Ähnlich sieht das sein Landeskollege von der Gewerkschaft der Polizei (GdP) Stephan Weh. "Wir haben von Anfang an deutlich gesagt, dass es ein absurdes Verbot und eine typisch deutsche Diskussion ist. Kein anderes Land würde sich über solche Sachen einen Kopf machen", sagte er laut Tagesspiegel. Auch der Berufsverband "Unabhängige" kritisierte das Fahnenverbot. "Es kann durchaus per Einzelanweisung richtig sein, die Fahne für Einheiten zu untersagen, die im Stadion bei Spielen der deutschen Nationalelf auch zum Einschreiten im Einsatz sind. Aber ein generelles Verbot ufert aus", sagte Verbandssprecher Jörn Badendick. Er betonte:

"Die im Grundgesetz geregelte Bundesflagge steht für Einheit, Freiheit und Demokratie."

Dieses Argument führt auch Jurist Dr.
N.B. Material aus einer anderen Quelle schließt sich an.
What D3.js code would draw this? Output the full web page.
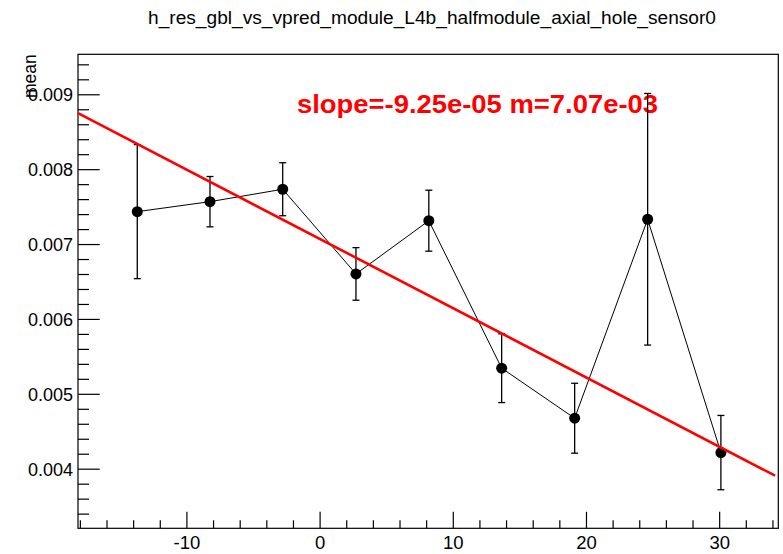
<!DOCTYPE html>
<html>
<head>
<meta charset="utf-8">
<script src="https://cdn.jsdelivr.net/npm/d3@7"></script>
<style>
  html, body { margin: 0; padding: 0; background: #fff; }
  svg { display: block; font-family: "Liberation Sans", Arial, Helvetica, sans-serif; }
</style>
</head>
<body>
<svg id="chart" width="783" height="554"></svg>
<script>
// ---- data ----
const chartTitle = "h_res_gbl_vs_vpred_module_L4b_halfmodule_axial_hole_sensor0";
const yAxisLabel = "mean";
const xValues = [-13.69, -8.23, -2.77, 2.73, 8.20, 13.67, 19.15, 24.63, 30.13];
const meanValues = [0.007433, 0.007566, 0.007732, 0.006601, 0.007312, 0.005342, 0.004674, 0.007331, 0.004215];
const errValues = [0.000895, 0.000336, 0.000354, 0.000351, 0.000407, 0.000459, 0.000467, 0.00168, 0.000496];
const xDomain = [-18.14, 34.44];
const yDomain = [0.003204, 0.009534];
const xTickValues = [-10, 0, 10, 20, 30];
const xTickLabels = ["-10", "0", "10", "20", "30"];
const yTickValues = [0.004, 0.005, 0.006, 0.007, 0.008, 0.009];
const yTickLabels = ["0.004", "0.005", "0.006", "0.007", "0.008", "0.009"];
const fitSlope = -9.25e-5;
const fitIntercept = 7.07e-3;
const fitXRange = [-18.14, 34.2];
const fitLabel = "slope=-9.25e-05 m=7.07e-03";

// ---- layout ----
const frame = { left: 78, top: 54.3, right: 778.3, bottom: 528.3 };
const svg = d3.select("#chart");

const x = d3.scaleLinear().domain(xDomain).range([frame.left, frame.right]);
const y = d3.scaleLinear().domain(yDomain).range([frame.bottom, frame.top]);

// frame
svg.append("rect")
  .attr("x", frame.left).attr("y", frame.top)
  .attr("width", frame.right - frame.left).attr("height", frame.bottom - frame.top)
  .attr("fill", "none").attr("stroke", "#000").attr("stroke-width", 1.2);

// title
svg.append("text")
  .attr("x", 148).attr("y", 24)
  .attr("font-size", 17.5)
  .attr("textLength", 568).attr("lengthAdjust", "spacingAndGlyphs")
  .text(chartTitle);

// fit label (drawn beneath the data marks)
svg.append("text")
  .attr("x", 297).attr("y", 112.5)
  .attr("font-size", 25).attr("font-weight", "bold")
  .attr("textLength", 361).attr("lengthAdjust", "spacingAndGlyphs")
  .attr("fill", "#ff0000")
  .text(fitLabel);

// x axis
const xMinor = d3.range(-18, 35, 2).filter(v => v >= xDomain[0] && v <= xDomain[1] && !xTickValues.includes(v));
const gx = svg.append("g").attr("transform", `translate(0,${frame.bottom})`)
  .call(d3.axisBottom(x).tickValues(xTickValues).tickSize(-16.5).tickSizeOuter(0).tickPadding(0)
    .tickFormat((d, i) => xTickLabels[i]));
gx.select(".domain").remove();
gx.selectAll(".tick line").attr("stroke", "#000").attr("stroke-width", 1.2);
gx.selectAll(".tick text").attr("y", 21).attr("dy", 0).attr("font-size", 18.5).attr("fill", "#000").attr("font-family", "Liberation Sans, Arial, sans-serif");
const gxm = svg.append("g").attr("transform", `translate(0,${frame.bottom})`)
  .call(d3.axisBottom(x).tickValues(xMinor).tickSize(-8).tickSizeOuter(0).tickFormat(""));
gxm.select(".domain").remove();
gxm.selectAll(".tick line").attr("stroke", "#000").attr("stroke-width", 1.2);

// y axis
const yMinor = d3.range(32, 96, 2).map(v => v / 10000).filter(v => v >= yDomain[0] && v <= yDomain[1] && !yTickValues.some(t => Math.abs(t - v) < 1e-9));
const gy = svg.append("g").attr("transform", `translate(${frame.left},0)`)
  .call(d3.axisLeft(y).tickValues(yTickValues).tickSize(-21.7).tickSizeOuter(0).tickPadding(0)
    .tickFormat((d, i) => yTickLabels[i]));
gy.select(".domain").remove();
gy.selectAll(".tick line").attr("stroke", "#000").attr("stroke-width", 1.2);
gy.selectAll(".tick text").attr("x", -5).attr("dy", "0.36em").attr("font-size", 18).attr("fill", "#000").attr("font-family", "Liberation Sans, Arial, sans-serif");
const gym = svg.append("g").attr("transform", `translate(${frame.left},0)`)
  .call(d3.axisLeft(y).tickValues(yMinor).tickSize(-11).tickSizeOuter(0).tickFormat(""));
gym.select(".domain").remove();
gym.selectAll(".tick line").attr("stroke", "#000").attr("stroke-width", 1.2);

// y label
svg.append("text")
  .attr("transform", `translate(36,${frame.top}) rotate(-90)`)
  .attr("text-anchor", "end")
  .attr("font-size", 17.5)
  .text(yAxisLabel);

// data
const pts = xValues.map((xv, i) => ({ x: xv, y: meanValues[i], e: errValues[i] }));
const plot = svg.append("g");

plot.append("path")
  .datum(pts)
  .attr("fill", "none").attr("stroke", "#000").attr("stroke-width", 1)
  .attr("d", d3.line().x(d => x(d.x)).y(d => y(d.y)));

const eb = plot.selectAll("g.err").data(pts).enter().append("g").attr("class", "err");
eb.append("line")
  .attr("x1", d => x(d.x)).attr("x2", d => x(d.x))
  .attr("y1", d => y(d.y + d.e)).attr("y2", d => y(d.y - d.e))
  .attr("stroke", "#000").attr("stroke-width", 1.3);
eb.append("line")
  .attr("x1", d => x(d.x) - 3.5).attr("x2", d => x(d.x) + 3.5)
  .attr("y1", d => y(d.y + d.e)).attr("y2", d => y(d.y + d.e))
  .attr("stroke", "#000").attr("stroke-width", 1.3);
eb.append("line")
  .attr("x1", d => x(d.x) - 3.5).attr("x2", d => x(d.x) + 3.5)
  .attr("y1", d => y(d.y - d.e)).attr("y2", d => y(d.y - d.e))
  .attr("stroke", "#000").attr("stroke-width", 1.3);

plot.selectAll("circle").data(pts).enter().append("circle")
  .attr("cx", d => x(d.x)).attr("cy", d => y(d.y)).attr("r", 5.5)
  .attr("fill", "#000");

// fit line
svg.append("line")
  .attr("x1", x(fitXRange[0])).attr("y1", y(fitIntercept + fitSlope * fitXRange[0]))
  .attr("x2", x(fitXRange[1])).attr("y2", y(fitIntercept + fitSlope * fitXRange[1]))
  .attr("stroke", "#ff0000").attr("stroke-width", 2.6);
</script>
</body>
</html>
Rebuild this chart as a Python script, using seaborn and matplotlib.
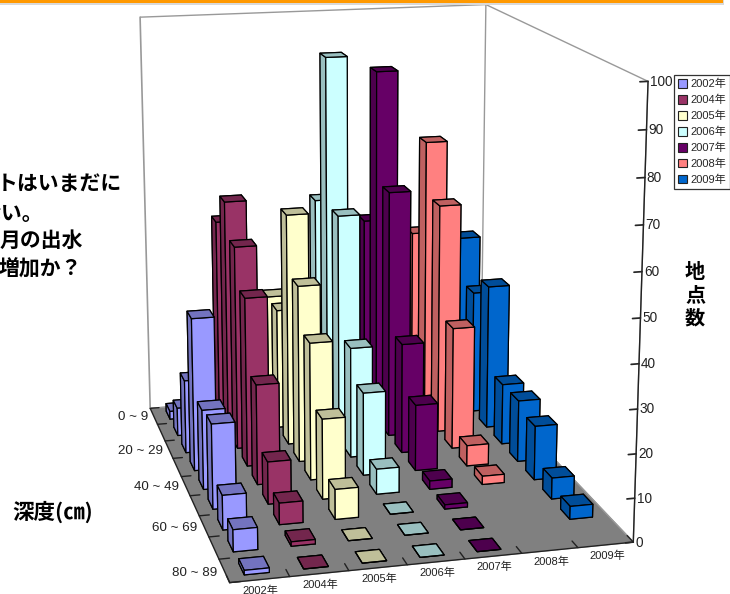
import numpy as np
import matplotlib
matplotlib.use("Agg")
import matplotlib.pyplot as plt
from matplotlib.patches import Patch, Rectangle
import seaborn as sns

nan = float("nan")

depth_labels = ["0 ~ 9", "20 ~ 29", "40 ~ 49", "60 ~ 69", "80 ~ 89"]
depth_label_rows = [0, 2, 4, 6, 8]
depth_rows = 9
years = ["2002年", "2004年", "2005年", "2006年", "2007年", "2008年", "2009年"]

counts_2002 = [2, 7, 18, 37, 19, 20, 8, 5, 1]
counts_2004 = [50, 58, 50, 41, 24, 10, 5, 1, 0]
counts_2005 = [30, 30, 57, 43, 33, 19, 7, 0, 0]
counts_2006 = [54, 92, 56, 27, 20, 6, 0, 0, 0]
counts_2007 = [48, 88, 61, 27, 16, 2, 1, 0, 0]
counts_2008 = [44, 70, 57, 30, 5, 2, nan, nan, nan]
counts_2009 = [42, 31, 36, 15, 15, 13, 5, 3, nan]
series = [counts_2002, counts_2004, counts_2005, counts_2006,
          counts_2007, counts_2008, counts_2009]

bar_colors = ["#9999FF", "#993366", "#FFFFCC", "#CCFFFF",
              "#660066", "#FF8080", "#0066CC"]

note_lines = ["トはいまだに", "ない。", "月の出水", "増加か？"]

sns.set_theme(style="white")
plt.rcParams["font.family"] = ["Liberation Sans", "Noto Sans CJK JP"]
palette = sns.color_palette(bar_colors)

W, H = 730, 594
fig = plt.figure(figsize=(W / 100, H / 100), dpi=100, facecolor="white")
ax = fig.add_axes([0, 0, 1, 1], projection="3d", computed_zorder=False)
ax.set_xlim(0, len(years))
ax.set_ylim(0, depth_rows)
ax.set_zlim(0, 100)
ax.apply_aspect()

# Camera: a pinhole projection solved from where the plot box corners land.
nx, ny = len(years), depth_rows
box = [((0, 0, 0), (150, 409)), ((0, ny, 0), (230, 582)), ((nx, ny, 0), (633, 543)),
       ((nx, 0, 0), (481, 381)), ((0, 0, 100), (140, 17)), ((nx, 0, 100), (486, 5)),
       ((nx, ny, 100), (648, 81))]
rows = []
for (X, Y, Z), (u, v) in box:
    p = [X / nx, Y / ny, Z / 100, 1]
    u, v = u / 1000, v / 1000
    rows.append(p + [0, 0, 0, 0] + [-u * c for c in p])
    rows.append([0, 0, 0, 0] + p + [-v * c for c in p])
P = np.linalg.svd(np.array(rows))[2][-1].reshape(3, 4)
P = np.diag([1000, 1000, 1]) @ P @ np.diag([1 / nx, 1 / ny, 1 / 100, 1])
if P[2] @ np.array([0, 0, 0, 1]) < 0:
    P = -P
to_view = np.linalg.inv(ax.transData.get_matrix()) @ np.array(
    [[1, 0, 0], [0, -1, H], [0, 0, 1]], dtype=float)
P = to_view @ P
camera = np.vstack([P[0], P[1], [0, 0, 0, -1], P[2]])
ax.get_proj = lambda: camera

ax.grid(False)
ax.xaxis.set_pane_color("white")
ax.yaxis.set_pane_color("white")
ax.zaxis.set_pane_color("#808080")
for axis in (ax.xaxis, ax.yaxis, ax.zaxis):
    axis.pane.set_edgecolor("#999999")
    axis.pane.set_linewidth(1.0)
    axis.line.set_color("#222222")
    axis.line.set_linewidth(1.0)
    axis._axinfo["tick"]["outward_factor"] = 0
    axis._axinfo["tick"]["inward_factor"] = 0
ax.zaxis._axinfo["tick"]["inward_factor"] = 0.25
ax.zaxis._axinfo["tick"]["color"] = "#222222"

# The value axis runs up the near right-hand corner of the box.
ax.zaxis._get_axis_line_edge_points = lambda minmax, maxmin, position=None: (
    np.array([nx, ny, 0.0]), np.array([nx, ny, 100.0]))

ax.set_xticks(np.arange(nx) + 0.5, years, fontsize=8, color="#222222")
ax.set_yticks(np.array(depth_label_rows) + 0.5, depth_labels, fontsize=9.6,
              color="#222222", ha="right", va="bottom")
ax.set_zticks(np.arange(0, 101, 10), [str(v) for v in range(0, 101, 10)],
              fontsize=9.8, color="#222222", ha="left", va="center")
ax.tick_params(axis="x", pad=-6)
ax.tick_params(axis="y", pad=-4.3)
ax.tick_params(axis="z", pad=-7.3)

# Far left edge of the back wall.
ax.plot([0, 0], [0, 0], [0, 100], color="#999999", lw=1.2, zorder=1)

# Inward tick marks on the floor edges, at the category boundaries.
for cx in range(nx + 1):
    ax.plot([cx, cx], [ny, ny - 0.3], [0, 0], color="#222222", lw=1, zorder=1)
for cy in range(ny + 1):
    ax.plot([0, 0.18], [cy, cy], [0, 0], color="#222222", lw=1, zorder=1)

# Boxes are painted back row first, and right to left inside a row.
bar_w, bar_d = 0.42, 0.5
order = 2
for row in range(ny):
    for col in range(nx - 1, -1, -1):
        value = series[col][row]
        if np.isnan(value):
            continue
        base = palette[col]
        dark = tuple(c * 0.75 for c in base)
        # face order: bottom, top, back, front, left, right
        faces = [dark, dark, dark, base, dark, dark]
        ax.bar3d(col + (1 - bar_w) / 2, row + (1 - bar_d) / 2, 0,
                 bar_w, bar_d, value, color=faces, shade=False,
                 edgecolor="black", linewidth=0.9, zorder=order)
        order += 1

handles = [Patch(facecolor=palette[i], edgecolor="#222222", linewidth=0.8, label=years[i])
           for i in range(nx)]
legend = fig.legend(handles=handles, loc="upper left",
                    bbox_to_anchor=(674 / W, 1 - 75 / H), fontsize=8,
                    frameon=True, fancybox=False, framealpha=1, edgecolor="#333333",
                    borderpad=0.35, labelspacing=0.5, handlelength=0.85,
                    handleheight=0.85, handletextpad=0.3, borderaxespad=0)
legend.get_frame().set_linewidth(0.9)

heading = {"family": ["Noto Sans CJK JP"], "fontweight": "bold", "color": "black"}
for line, right, y in zip(note_lines, [122, 43, 83, 82], [183, 213, 240, 269]):
    fig.text(right / W, 1 - y / H, line, ha="right", va="center", fontsize=15, **heading)
fig.text(12 / W, 1 - 512 / H, "深度(㎝)", ha="left", va="center", fontsize=15.5, **heading)
for ch, y in zip("地点数", [272, 295, 318]):
    fig.text(695 / W, 1 - y / H, ch, ha="center", va="center", fontsize=14.5, **heading)

# Header rule along the top edge with its faint shadow.
fig.add_artist(Rectangle((0, 1 - 5 / H), 724 / W, 5 / H, transform=fig.transFigure,
                         facecolor="#D9D9D9", edgecolor="none"))
fig.add_artist(Rectangle((0, 1 - 3 / H), 723 / W, 3 / H, transform=fig.transFigure,
                         facecolor="#FF9900", edgecolor="none"))

fig.savefig("out.png", dpi=100)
Florian Albrecht in einem Fachartikel beim LTO an. "Selbst dann, wenn im üblichen Dienstbetrieb auf das Zeigen der Deutschlandflagge verzichtet wird, steht die Bundesflagge wegen ihrer besonderen Bedeutung als Nationalsymbol auch im Kontext Fußball-EM für ein Bekenntnis zur Bundesrepublik und ihren Grundwerten." Dass sich Polizisten darüber hinausgehend auch als Fußballfans zu erkennen geben, stehe dem nicht grundsätzlich entgegen. 

Außerdem solle sich die staatliche Neutralität nicht aus der Sicht "eines aggressiven und gegebenenfalls alkoholisierten Fußballfans" bemessen, sondern aus der eines "vernünftigen Betrachters".

"Vor diesem Hintergrund kann es nicht die Aufgabe der Polizei sein, sich in vorauseilendem Gehorsam der mutmaßlichen Erwartungshaltung gewaltbereiter Fußballfans anzupassen."

Demgegenüber argumentierte die Taz, die erwartungsgemäß das Fahnenverbot ausdrücklich begrüßte:

"In Zeiten, in denen die AfD die deutsche Fahne zum Identifikationssymbol erkoren hat und man damit automatisch rechtsextremes Gedankengut in Verbindung bringt, darf auch optisch kein Zweifel an der Neu­tralität der Berliner Polizei aufkommen."